Le Resf souligne aussi l’importante d’une scolarisation adaptée avec d’intenses remises à niveau en français pour que les jeunes puissent suivre pleinement un apprentissage. « Et surtout qu’aucune OQTF (Obligation de Quitter le Territoire Français) ne soit prononcée en plein milieu d’une formation ! », ajoute-t-il.

Une affiche lors d'une manifestation pro Madama Diawara.
Une affiche lors d'une manifestation en soutien à Madama Diawara. Photo par Nicolas Defay

En attente d’une décision depuis plus d’une décennie

Selon les données du collectif, la Haute-Loire accueille 25 familles de migrants. Toutes sont en situation de grande précarité, usant des associations humanitaires à disposition afin de vivre ou juste survivre. Parmi ces cellules familiales, une est dans le département depuis 2010, deux familles entrent dans leur neuvième année, deux sont là depuis 2014 et encore quatre depuis 2015. « Il est indispensable de régulariser de façon large et durable les personnes étrangères en place depuis des années sur notre territoire », vitupère-t-il.

Les familles de migrants en Haute-Loire constituent 0,025 % des ménages altiligériens

Le Réseau Éducation Sans Frontière met en exergue « le manque de cohérence et de transparence dans les réponses de la préfecture de la Haute-Loire avec le recours systématique aux récépissés en lieu et place de titre de séjour ». En réponse à cette analyse, le collectif exige que soit appliqué les recommandations de la Charte Marianne par le service des étrangers. « Toutes les mesures que nous présentons sont possibles et réalisables, conclue le Resf 43. Et ceci, d’autant plus dans un département aussi peu peuplé que la Haute-Loire ! »

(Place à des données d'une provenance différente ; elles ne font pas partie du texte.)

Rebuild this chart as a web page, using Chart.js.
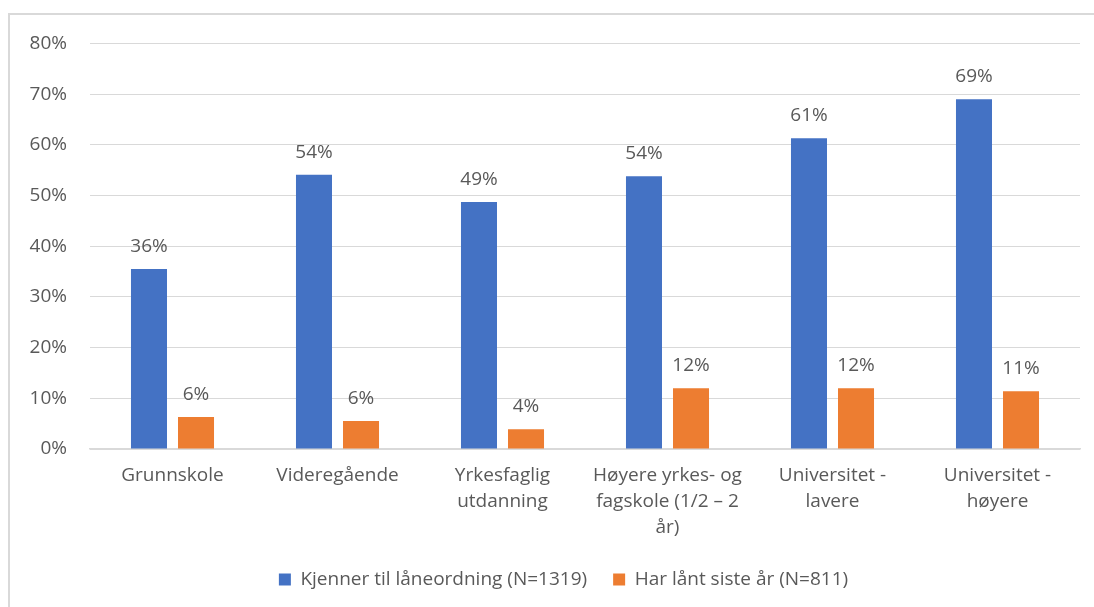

Les terres altiligériennes abritent environ 227 000 personnes, se classe 81ème sur 96 en France pour son nombre d’habitants et affiche une densité de population de 46 hab/km². Selon le site ville-data.com, la Haute-Loire comptent 101 218 foyers en 2020. 25 familles de migrants représentent alors 0,025 % de cet ensemble, un constat bien loin du tsunami de migrants craché à profusion sur les réseaux sociaux.